予想通り尾根なりの雪は緩んでいて,なんとかウロコ板のままで大戸沢岳に登り詰める.

腹も減ったし,ちょっと早いが,ここで昼の憩いとする.最後の水素と酸素と少量の炭素が複雑に絡み合った常温で液体の物質を摂取する.まだ,会津駒ケ岳への登りがあるのにこれでいいのだろうか.いいんです!

会津駒ケ岳:大戸沢岳から

会津駒ケ岳に至る頃には雪も十分に緩み,ウロコ板でもそれなりの角度で難なく登ることができる.山頂に近付くにつれ,人の姿があちこちに見えてくる.

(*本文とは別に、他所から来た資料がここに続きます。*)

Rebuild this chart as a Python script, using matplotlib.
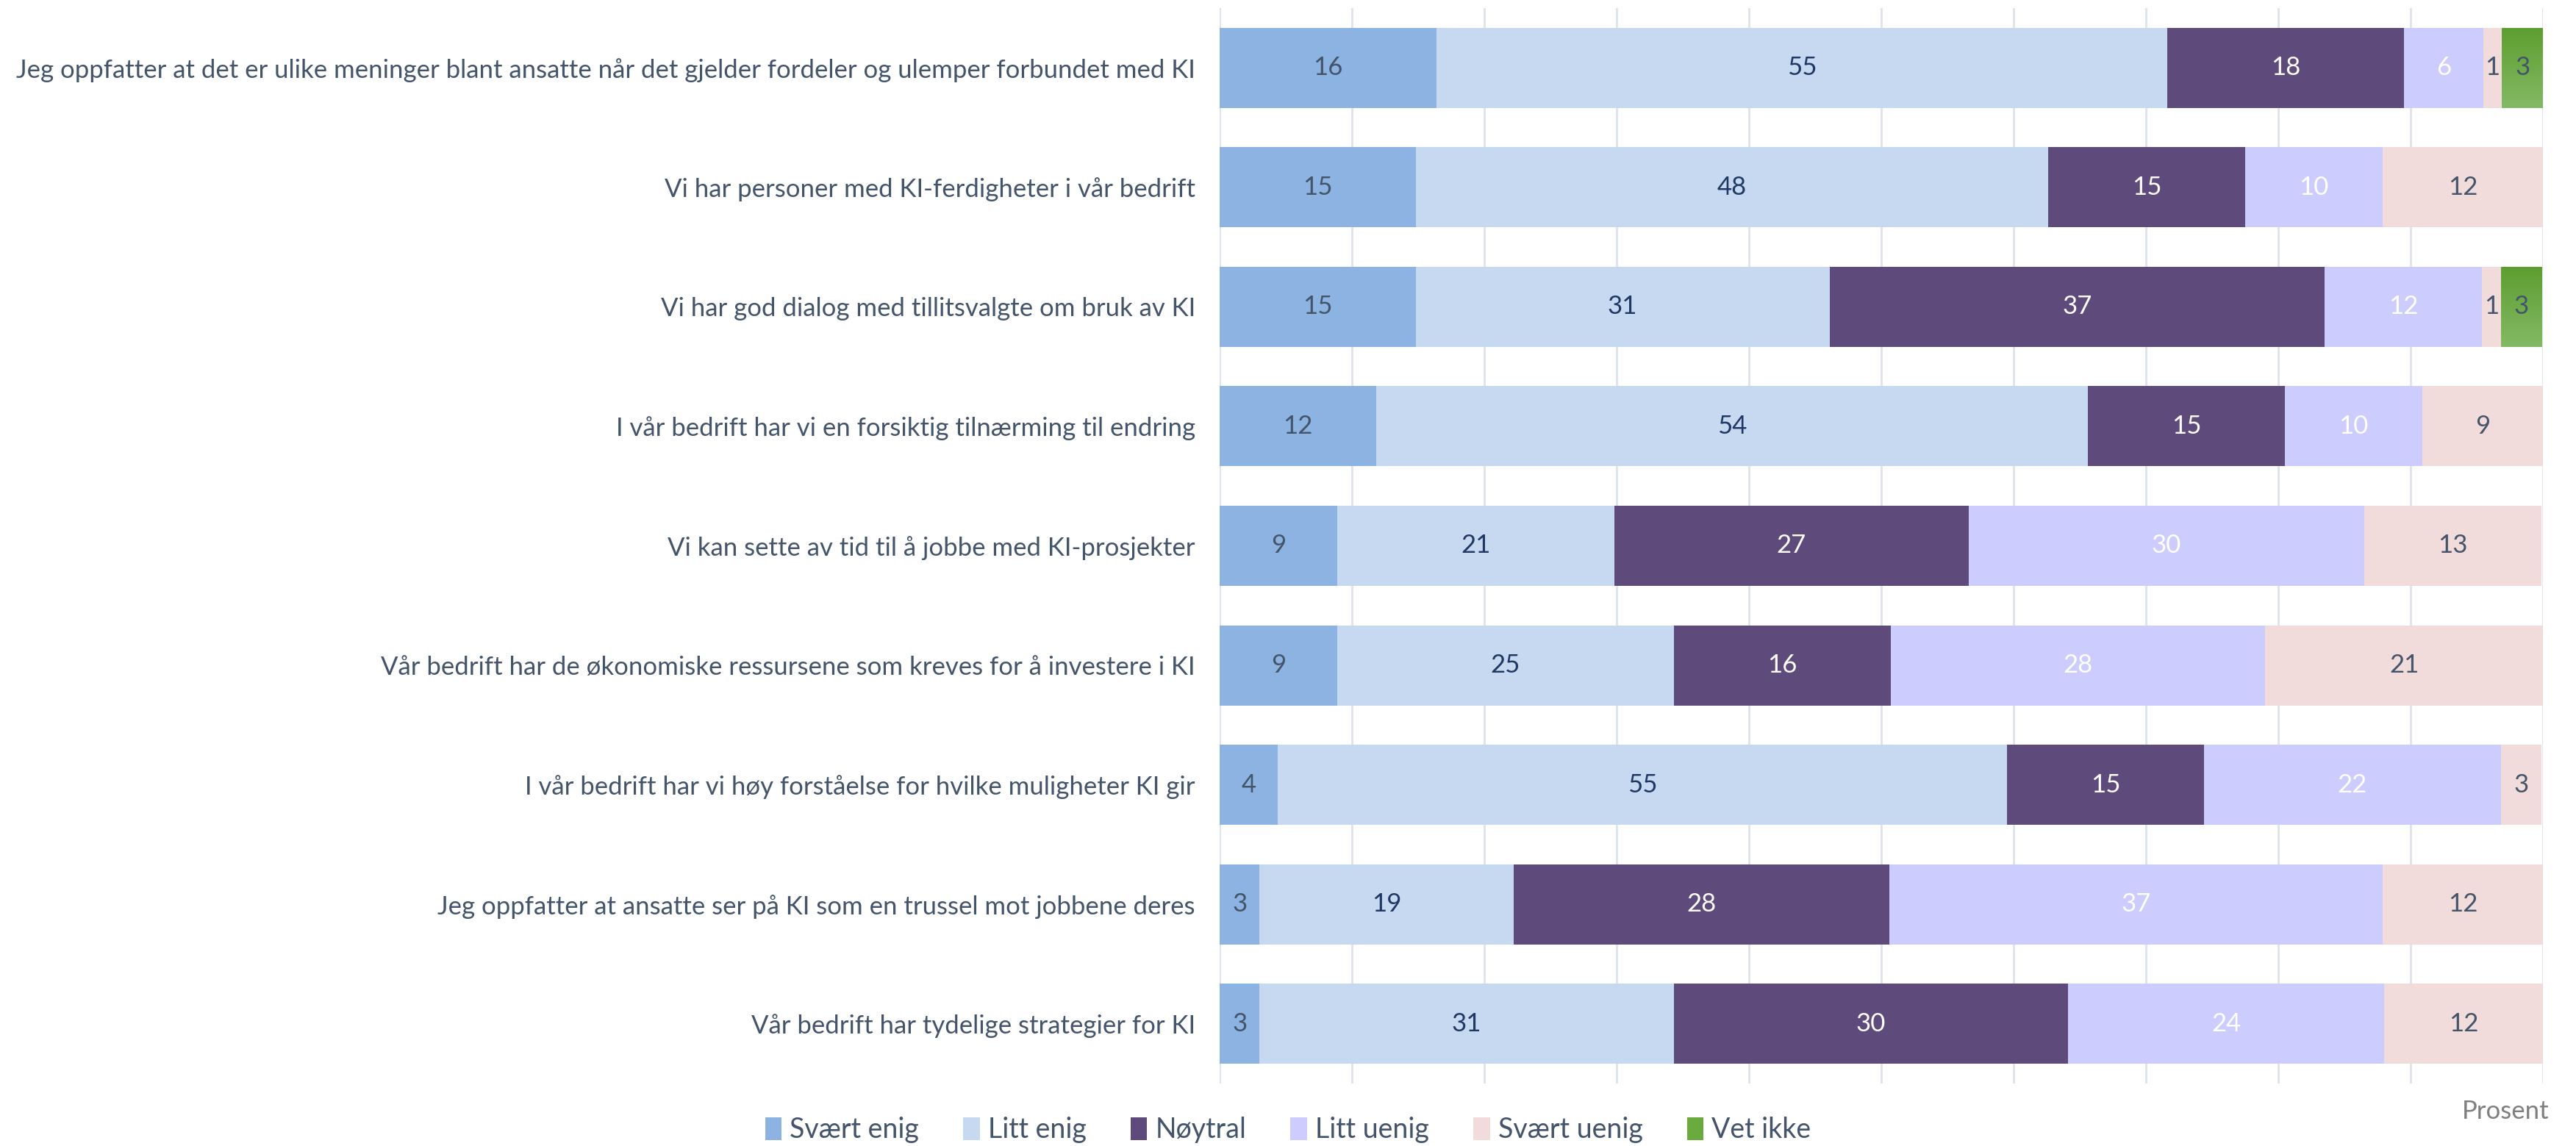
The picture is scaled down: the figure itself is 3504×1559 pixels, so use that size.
import matplotlib
matplotlib.use("Agg")
import matplotlib.pyplot as plt
from matplotlib.patches import Patch
from matplotlib.colors import LinearSegmentedColormap
import numpy as np

categories = [
    "Jeg oppfatter at det er ulike meninger blant ansatte når det gjelder fordeler og ulemper forbundet med KI",
    "Vi har personer med KI-ferdigheter i vår bedrift",
    "Vi har god dialog med tillitsvalgte om bruk av KI",
    "I vår bedrift har vi en forsiktig tilnærming til endring",
    "Vi kan sette av tid til å jobbe med KI-prosjekter",
    "Vår bedrift har de økonomiske ressursene som kreves for å investere i KI",
    "I vår bedrift har vi høy forståelse for hvilke muligheter KI gir",
    "Jeg oppfatter at ansatte ser på KI som en trussel mot jobbene deres",
    "Vår bedrift har tydelige strategier for KI",
]
series_names = ["Svært enig", "Litt enig", "Nøytral", "Litt uenig", "Svært uenig", "Vet ikke"]
svaert_enig = [16.4, 14.8, 14.8, 11.8, 8.9, 8.9, 4.4, 3.0, 3.0]
litt_enig = [55.2, 47.8, 31.3, 53.8, 20.9, 25.4, 55.1, 19.2, 31.3]
noytral = [17.9, 14.9, 37.4, 14.9, 26.8, 16.4, 14.9, 28.4, 29.8]
litt_uenig = [6.0, 10.4, 11.9, 10.4, 29.9, 28.3, 22.4, 37.3, 23.9]
svaert_uenig = [1.4, 12.1, 1.4, 9.1, 13.4, 21.0, 3.1, 12.1, 12.0]
vet_ikke = [3.1, 0, 3.1, 0, 0, 0, 0, 0, 0]

series = [svaert_enig, litt_enig, noytral, litt_uenig, svaert_uenig, vet_ikke]
colors = ["#8db3e2", "#c6d9f1", "#5f4b7b", "#ccccff", "#f2dcdb", "#6aab3d"]
text_colors = ["#44546a", "#1f3864", "white", "white", "#44546a", "#44546a"]
green_grad = LinearSegmentedColormap.from_list("g", ["#83b965", "#5e9e30"])

plt.rcParams['font.family'] = ['Lato', 'DejaVu Sans']
LABEL_COLOR = "#44546a"
FS = 25

fig = plt.figure(figsize=(35.04, 15.59), dpi=100)
ax = fig.add_axes([0.4735, 0.0545, 0.5137, 0.9385])

y = np.arange(len(categories))
left = np.zeros(len(categories))
for i, (vals, col, tcol, name) in enumerate(zip(series, colors, text_colors, series_names)):
    vals = np.array(vals, dtype=float)
    bars = ax.barh(y, vals, left=left, height=0.67, color=col, label=name, zorder=2)
    for b, v in zip(bars, vals):
        if v > 0:
            if name == "Vet ikke":
                x0, y0, w, h = b.get_x(), b.get_y(), b.get_width(), b.get_height()
                grad = np.linspace(0, 1, 64).reshape(-1, 1)
                im = ax.imshow(grad, cmap=green_grad, aspect="auto",
                               extent=(x0, x0 + w, y0, y0 + h), origin="upper", zorder=2.1)
                im.set_clip_path(b)
            ax.text(b.get_x() + b.get_width() / 2, b.get_y() + b.get_height() / 2,
                    f"{v:.0f}", ha="center", va="center", color=tcol,
                    fontsize=FS, zorder=3)
    left += vals

ax.set_xlim(0, 100)
ax.set_ylim(len(categories) - 0.5, -0.5)
ax.set_aspect("auto")
ax.set_xticks(np.arange(0, 101, 10))
ax.set_xticklabels([])
ax.tick_params(axis="x", length=0)
ax.grid(axis="x", color="#dde3ea", linewidth=2, zorder=0)
ax.set_yticks(y)
ax.set_yticklabels(categories, fontsize=FS, color=LABEL_COLOR)
ax.tick_params(axis="y", length=0, pad=24)
for s in ax.spines.values():
    s.set_visible(False)

fig.text(0.9895, 0.030, "Prosent", ha="right", va="center", fontsize=FS, color="#7f7f7f")

handles = [Patch(facecolor=c, edgecolor="none") for c in colors]
leg = fig.legend(handles, series_names, loc="center", bbox_to_anchor=(0.5, 0.014),
                 ncol=6, frameon=False, fontsize=FS + 2, handlelength=0.6, handleheight=0.9,
                 handletextpad=0.3, columnspacing=1.6)
for t in leg.get_texts():
    t.set_color(LABEL_COLOR)

fig.savefig("out.png", dpi=100, facecolor="white")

三岩岳と会津駒ケ岳間で出合った登山者は三ツ岩小屋泊まりの同ルートの2名と逆ルートの単独行者約1名だけの静けさであったが,次第に人の気配が濃くなる.

会津駒ケ岳直下

燧ケ岳と至仏山

会津駒ケ岳山頂

昼近くなのに,山頂は意外にも静かであった.山頂の標柱が上の部分しか出ていない.今までで一番雪が多い.最近降った雪のせいだろうか.

三岩岳(右のピーク):会津駒ケ岳から

駒の小屋には寄らずに西側下を巻いて滑り降りる.山頂下の開けた斜面は雪が緩んでいて,滑りやすい.1960m標高点付近から登山道なりに行くとオオシラビソの林内を滑るようになる.これが曲者である.木陰の雪はまだ締まっていてよく滑り,日が当っているところは強烈なブレーキ雪となっている.なんちゃってテレマークでは油断していると,思いっきり前につんのめってしまうのである.

駒の小屋

標高2020m付近

標高1800m付近より下はブナの林となり,ようやく滑りやすくなる.大量のつぼ足の跡を避けて,滑りやすいところを選びながら滑って行く.

標高1560m付近

標高1500m付近からは,雪がつながっているか慎重に確認しながら滑らなければならない.次第に枝が邪魔になる.横滑りも必要だ.もはや滑っているとはとても言えない.

標高1350m付近

それでも標高1300m付近までは何とかスキーで降りるが,どうやらその先の雪はつながっていないようだ.

標高1300m付近:ここでスキーを脱ぐ.

ここで板を脱ぎ,10mほど藪を漕いで夏道に出てスキーをザックに付ける.スキーを担いでの登りは辛いが,下りも十分辛い.急坂では,ザックの下に突き出たスキーのテールが段差に当たって怖い!登りは亀のようだが,下りはナマケモノのように随分スローモーなのである.おまけにテレマークブーツに親指が当って痛い!

ようやっと登山口の階段を降り,一旦林道を歩くとすぐに林道をショートカットする登山道に誘導される.水路を跨いで再び林道に出,最後の橋を渡るとすぐに林道も終わりだ.公衆トイレのところにホイールローダーが置いてあって,一般の車は林道にはまだ入れない.

桧枝岐の林道入口

辛い夏道と林道歩きを終え,車に戻るためにアルザ尾瀬前のバス停まで更に歩く.

それほど待つことなく,1334分発のバスに乗ることができ,小豆温泉のバス停の先,車を置いた場所で降ろしてもらうことができた.

久しぶりに歩いた三岩岳と会津駒ケ岳間は前回の記憶と違って,一部まだ冬の装いで大分印象が違った.しかも実に静かな山であった.天候にも恵まれ,なんとか歩き通すことができた.桧枝岐から乗ったバスの乗車時間によって,結構な移動距離を実感した.確かに充実感はある.達成感もある.しかし,スキーを担いで夏道や林道を歩くのは辛い.辛すぎる!まっぴらである.我々は天国を見たのではなく,地獄を見たのである!

我々突撃隊は年なのでスキーを担いでまで歩けないのだ!と思っていても年のせいで,それを忘れてまた突撃してしまうのが悲しい.